>>>>>

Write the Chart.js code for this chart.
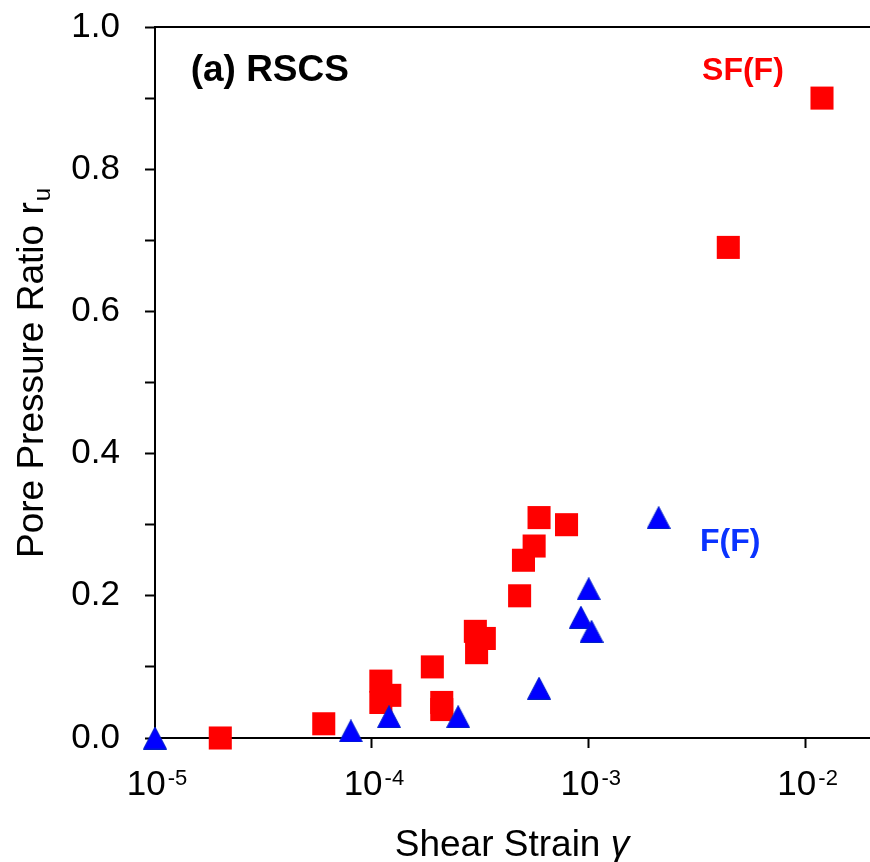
<!DOCTYPE html>
<html>
<head>
<meta charset="utf-8">
<script src="https://cdn.jsdelivr.net/npm/chart.js@4.4.0/dist/chart.umd.min.js"></script>
<style>
  html, body { margin: 0; padding: 0; background: #fff; }
  #chart { display: block; }
</style>
</head>
<body>
<canvas id="chart" width="870" height="862"></canvas>
<script>
// SF(F) specimens - red squares
const sfStrain = [2.0e-5, 6.0e-5, 1.10e-4, 1.21e-4, 1.10e-4, 1.90e-4, 2.10e-4, 2.10e-4, 3.0e-4, 3.3e-4, 3.04e-4, 4.8e-4, 5.0e-4, 5.6e-4, 5.9e-4, 7.9e-4, 4.4e-3, 1.19e-2];
const sfRu     = [0.00, 0.02, 0.08, 0.06, 0.05, 0.10, 0.05, 0.04, 0.15, 0.14, 0.12, 0.20, 0.25, 0.27, 0.31, 0.30, 0.69, 0.90];

// F(F) specimens - blue triangles
const fStrain = [1.0e-5, 8.0e-5, 1.2e-4, 2.5e-4, 5.9e-4, 9.2e-4, 1.03e-3, 1.0e-3, 2.1e-3];
const fRu     = [0.00, 0.01, 0.03, 0.03, 0.07, 0.17, 0.15, 0.21, 0.31];

// axis ticks
const xTickValues = [1e-5, 1e-4, 1e-3, 1e-2];
const xTickBase = '10';
const xTickExp = ['-5', '-4', '-3', '-2'];
const yTickValues = [0, 0.1, 0.2, 0.3, 0.4, 0.5, 0.6, 0.7, 0.8, 0.9, 1.0];

const xTitle = 'Shear Strain ';
const xTitleSymbol = 'γ';
const yTitle = 'Pore Pressure Ratio r';
const yTitleSub = 'u';

const notes = [
  {text: '(a) RSCS', x: 1.46e-5, y: 0.924, color: '#000000', size: 37},
  {text: 'SF(F)', x: 3.33e-3, y: 0.925, color: '#ff0000', size: 32},
  {text: 'F(F)', x: 3.26e-3, y: 0.263, color: '#0a33ff', size: 32}
];

const FONT = "'Liberation Sans', Arial, sans-serif";

function toPoints(xs, ys) {
  return xs.map((v, i) => ({x: v, y: ys[i]}));
}

// triangle marker, centred on its bounding box like the original
function makeTriangle(w, h, fill, edge) {
  const c = document.createElement('canvas');
  c.width = w;
  c.height = h;
  const g = c.getContext('2d');
  g.fillStyle = fill;
  g.strokeStyle = edge;
  g.lineWidth = 1;
  g.beginPath();
  g.moveTo(w / 2, 0.5);
  g.lineTo(w - 0.5, h - 0.5);
  g.lineTo(0.5, h - 0.5);
  g.closePath();
  g.fill();
  g.stroke();
  return c;
}

function noPadding(scale) {
  scale.paddingTop = 0;
  scale.paddingBottom = 0;
  scale.paddingLeft = 0;
  scale.paddingRight = 0;
}

const textPlugin = {
  id: 'textPlugin',
  afterDraw(chart) {
    const ctx = chart.ctx;
    const xs = chart.scales.x;
    const ys = chart.scales.y;
    const area = chart.chartArea;
    ctx.save();

    // top frame line
    ctx.strokeStyle = '#000';
    ctx.lineWidth = 2;
    ctx.beginPath();
    ctx.moveTo(area.left - 1, area.top);
    ctx.lineTo(area.right + 1, area.top);
    ctx.stroke();

    // x tick labels 10^n
    ctx.fillStyle = '#000';
    ctx.textAlign = 'left';
    ctx.textBaseline = 'alphabetic';
    xTickValues.forEach((v, i) => {
      const px = xs.getPixelForValue(v);
      ctx.font = '35px ' + FONT;
      const wb = ctx.measureText(xTickBase).width;
      ctx.font = '22px ' + FONT;
      const we = ctx.measureText(xTickExp[i]).width;
      const left = px - (wb + we + 2) / 2 + 2;
      ctx.font = '35px ' + FONT;
      ctx.fillText(xTickBase, left, area.bottom + 57);
      ctx.font = '22px ' + FONT;
      ctx.fillText(xTickExp[i], left + wb + 2, area.bottom + 47);
    });

    // x axis title
    ctx.font = '37px ' + FONT;
    const w1 = ctx.measureText(xTitle).width;
    ctx.font = 'italic 37px ' + FONT;
    const w2 = ctx.measureText(xTitleSymbol).width;
    let tx = (area.left + area.right) / 2 - (w1 + w2) / 2;
    ctx.font = '37px ' + FONT;
    ctx.fillText(xTitle, tx, area.bottom + 118);
    ctx.font = 'italic 37px ' + FONT;
    ctx.fillText(xTitleSymbol, tx + w1, area.bottom + 118);

    // y axis title with subscript
    ctx.save();
    ctx.translate(43, (area.top + area.bottom) / 2 - 9);
    ctx.rotate(-Math.PI / 2);
    ctx.font = '37px ' + FONT;
    const m1 = ctx.measureText(yTitle).width;
    ctx.font = '24px ' + FONT;
    const m2 = ctx.measureText(yTitleSub).width;
    const start = -(m1 + m2) / 2;
    ctx.font = '37px ' + FONT;
    ctx.fillText(yTitle, start, 0);
    ctx.font = '24px ' + FONT;
    ctx.fillText(yTitleSub, start + m1 + 1, 7);
    ctx.restore();

    // labels inside the plot
    notes.forEach(n => {
      ctx.font = 'bold ' + n.size + 'px ' + FONT;
      ctx.fillStyle = n.color;
      ctx.fillText(n.text, xs.getPixelForValue(n.x), ys.getPixelForValue(n.y));
    });

    ctx.restore();
  }
};

const chart = new Chart(document.getElementById('chart'), {
  type: 'scatter',
  data: {
    datasets: [
      {
        label: 'F(F)',
        data: toPoints(fStrain, fRu),
        pointStyle: makeTriangle(24, 23, '#0000ff', '#0020c8'),
        order: 0,
        clip: false
      },
      {
        label: 'SF(F)',
        data: toPoints(sfStrain, sfRu),
        pointStyle: 'rect',
        pointRadius: 16.3,
        backgroundColor: '#ff0000',
        borderWidth: 0,
        order: 1,
        clip: false
      }
    ]
  },
  options: {
    responsive: false,
    animation: false,
    devicePixelRatio: 1,
    layout: {
      autoPadding: false,
      padding: {top: 27, right: 1, left: 0, bottom: 0}
    },
    plugins: {
      legend: {display: false},
      tooltip: {enabled: false}
    },
    scales: {
      x: {
        type: 'logarithmic',
        min: 1e-5,
        max: 0.0196,
        afterFit: function (scale) { scale.height = 124; noPadding(scale); },
        afterBuildTicks: function (scale) {
          scale.ticks = xTickValues.map(v => ({value: v, major: true}));
        },
        ticks: {
          autoSkip: false,
          maxRotation: 0,
          callback: function () { return ''; }
        },
        grid: {
          drawOnChartArea: false,
          drawTicks: true,
          tickLength: 10,
          tickWidth: 2,
          tickColor: '#000'
        },
        border: {display: true, color: '#000', width: 2}
      },
      y: {
        type: 'linear',
        min: 0,
        max: 1,
        afterFit: function (scale) { scale.width = 155; noPadding(scale); },
        afterBuildTicks: function (scale) {
          scale.ticks = yTickValues.map(v => ({value: v}));
        },
        ticks: {
          padding: 25,
          color: '#000',
          font: {family: FONT, size: 35},
          callback: function (value) {
            return Math.round(value * 10) % 2 === 0 ? value.toFixed(1) : '';
          }
        },
        grid: {
          drawOnChartArea: false,
          drawTicks: true,
          tickLength: 10,
          tickWidth: 2,
          tickColor: '#000'
        },
        border: {display: true, color: '#000', width: 2}
      }
    }
  },
  plugins: [textPlugin]
});
</script>
</body>
</html>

<<<<<

** The task **
Retype each line of the listing above word for word. Exclude the pictures.

** Task answer **
Write the Chart.js code for this chart.
<!DOCTYPE html>
<html>
<head>
<meta charset="utf-8">
<script src="https://cdn.jsdelivr.net/npm/chart.js@4.4.0/dist/chart.umd.min.js"></script>
<style>
  html, body { margin: 0; padding: 0; background: #fff; }
  #chart { display: block; }
</style>
</head>
<body>
<canvas id="chart" width="870" height="862"></canvas>
<script>
// SF(F) specimens - red squares
const sfStrain = [2.0e-5, 6.0e-5, 1.10e-4, 1.21e-4, 1.10e-4, 1.90e-4, 2.10e-4, 2.10e-4, 3.0e-4, 3.3e-4, 3.04e-4, 4.8e-4, 5.0e-4, 5.6e-4, 5.9e-4, 7.9e-4, 4.4e-3, 1.19e-2];
const sfRu     = [0.00, 0.02, 0.08, 0.06, 0.05, 0.10, 0.05, 0.04, 0.15, 0.14, 0.12, 0.20, 0.25, 0.27, 0.31, 0.30, 0.69, 0.90];

// F(F) specimens - blue triangles
const fStrain = [1.0e-5, 8.0e-5, 1.2e-4, 2.5e-4, 5.9e-4, 9.2e-4, 1.03e-3, 1.0e-3, 2.1e-3];
const fRu     = [0.00, 0.01, 0.03, 0.03, 0.07, 0.17, 0.15, 0.21, 0.31];

// axis ticks
const xTickValues = [1e-5, 1e-4, 1e-3, 1e-2];
const xTickBase = '10';
const xTickExp = ['-5', '-4', '-3', '-2'];
const yTickValues = [0, 0.1, 0.2, 0.3, 0.4, 0.5, 0.6, 0.7, 0.8, 0.9, 1.0];

const xTitle = 'Shear Strain ';
const xTitleSymbol = 'γ';
const yTitle = 'Pore Pressure Ratio r';
const yTitleSub = 'u';

const notes = [
  {text: '(a) RSCS', x: 1.46e-5, y: 0.924, color: '#000000', size: 37},
  {text: 'SF(F)', x: 3.33e-3, y: 0.925, color: '#ff0000', size: 32},
  {text: 'F(F)', x: 3.26e-3, y: 0.263, color: '#0a33ff', size: 32}
];

const FONT = "'Liberation Sans', Arial, sans-serif";

function toPoints(xs, ys) {
  return xs.map((v, i) => ({x: v, y: ys[i]}));
}

// triangle marker, centred on its bounding box like the original
function makeTriangle(w, h, fill, edge) {
  const c = document.createElement('canvas');
  c.width = w;
  c.height = h;
  const g = c.getContext('2d');
  g.fillStyle = fill;
  g.strokeStyle = edge;
  g.lineWidth = 1;
  g.beginPath();
  g.moveTo(w / 2, 0.5);
  g.lineTo(w - 0.5, h - 0.5);
  g.lineTo(0.5, h - 0.5);
  g.closePath();
  g.fill();
  g.stroke();
  return c;
}

function noPadding(scale) {
  scale.paddingTop = 0;
  scale.paddingBottom = 0;
  scale.paddingLeft = 0;
  scale.paddingRight = 0;
}

const textPlugin = {
  id: 'textPlugin',
  afterDraw(chart) {
    const ctx = chart.ctx;
    const xs = chart.scales.x;
    const ys = chart.scales.y;
    const area = chart.chartArea;
    ctx.save();

    // top frame line
    ctx.strokeStyle = '#000';
    ctx.lineWidth = 2;
    ctx.beginPath();
    ctx.moveTo(area.left - 1, area.top);
    ctx.lineTo(area.right + 1, area.top);
    ctx.stroke();

    // x tick labels 10^n
    ctx.fillStyle = '#000';
    ctx.textAlign = 'left';
    ctx.textBaseline = 'alphabetic';
    xTickValues.forEach((v, i) => {
      const px = xs.getPixelForValue(v);
      ctx.font = '35px ' + FONT;
      const wb = ctx.measureText(xTickBase).width;
      ctx.font = '22px ' + FONT;
      const we = ctx.measureText(xTickExp[i]).width;
      const left = px - (wb + we + 2) / 2 + 2;
      ctx.font = '35px ' + FONT;
      ctx.fillText(xTickBase, left, area.bottom + 57);
      ctx.font = '22px ' + FONT;
      ctx.fillText(xTickExp[i], left + wb + 2, area.bottom + 47);
    });

    // x axis title
    ctx.font = '37px ' + FONT;
    const w1 = ctx.measureText(xTitle).width;
    ctx.font = 'italic 37px ' + FONT;
    const w2 = ctx.measureText(xTitleSymbol).width;
    let tx = (area.left + area.right) / 2 - (w1 + w2) / 2;
    ctx.font = '37px ' + FONT;
    ctx.fillText(xTitle, tx, area.bottom + 118);
    ctx.font = 'italic 37px ' + FONT;
    ctx.fillText(xTitleSymbol, tx + w1, area.bottom + 118);

    // y axis title with subscript
    ctx.save();
    ctx.translate(43, (area.top + area.bottom) / 2 - 9);
    ctx.rotate(-Math.PI / 2);
    ctx.font = '37px ' + FONT;
    const m1 = ctx.measureText(yTitle).width;
    ctx.font = '24px ' + FONT;
    const m2 = ctx.measureText(yTitleSub).width;
    const start = -(m1 + m2) / 2;
    ctx.font = '37px ' + FONT;
    ctx.fillText(yTitle, start, 0);
    ctx.font = '24px ' + FONT;
    ctx.fillText(yTitleSub, start + m1 + 1, 7);
    ctx.restore();

    // labels inside the plot
    notes.forEach(n => {
      ctx.font = 'bold ' + n.size + 'px ' + FONT;
      ctx.fillStyle = n.color;
      ctx.fillText(n.text, xs.getPixelForValue(n.x), ys.getPixelForValue(n.y));
    });

    ctx.restore();
  }
};

const chart = new Chart(document.getElementById('chart'), {
  type: 'scatter',
  data: {
    datasets: [
      {
        label: 'F(F)',
        data: toPoints(fStrain, fRu),
        pointStyle: makeTriangle(24, 23, '#0000ff', '#0020c8'),
        order: 0,
        clip: false
      },
      {
        label: 'SF(F)',
        data: toPoints(sfStrain, sfRu),
        pointStyle: 'rect',
        pointRadius: 16.3,
        backgroundColor: '#ff0000',
        borderWidth: 0,
        order: 1,
        clip: false
      }
    ]
  },
  options: {
    responsive: false,
    animation: false,
    devicePixelRatio: 1,
    layout: {
      autoPadding: false,
      padding: {top: 27, right: 1, left: 0, bottom: 0}
    },
    plugins: {
      legend: {display: false},
      tooltip: {enabled: false}
    },
    scales: {
      x: {
        type: 'logarithmic',
        min: 1e-5,
        max: 0.0196,
        afterFit: function (scale) { scale.height = 124; noPadding(scale); },
        afterBuildTicks: function (scale) {
          scale.ticks = xTickValues.map(v => ({value: v, major: true}));
        },
        ticks: {
          autoSkip: false,
          maxRotation: 0,
          callback: function () { return ''; }
        },
        grid: {
          drawOnChartArea: false,
          drawTicks: true,
          tickLength: 10,
          tickWidth: 2,
          tickColor: '#000'
        },
        border: {display: true, color: '#000', width: 2}
      },
      y: {
        type: 'linear',
        min: 0,
        max: 1,
        afterFit: function (scale) { scale.width = 155; noPadding(scale); },
        afterBuildTicks: function (scale) {
          scale.ticks = yTickValues.map(v => ({value: v}));
        },
        ticks: {
          padding: 25,
          color: '#000',
          font: {family: FONT, size: 35},
          callback: function (value) {
            return Math.round(value * 10) % 2 === 0 ? value.toFixed(1) : '';
          }
        },
        grid: {
          drawOnChartArea: false,
          drawTicks: true,
          tickLength: 10,
          tickWidth: 2,
          tickColor: '#000'
        },
        border: {display: true, color: '#000', width: 2}
      }
    }
  },
  plugins: [textPlugin]
});
</script>
</body>
</html>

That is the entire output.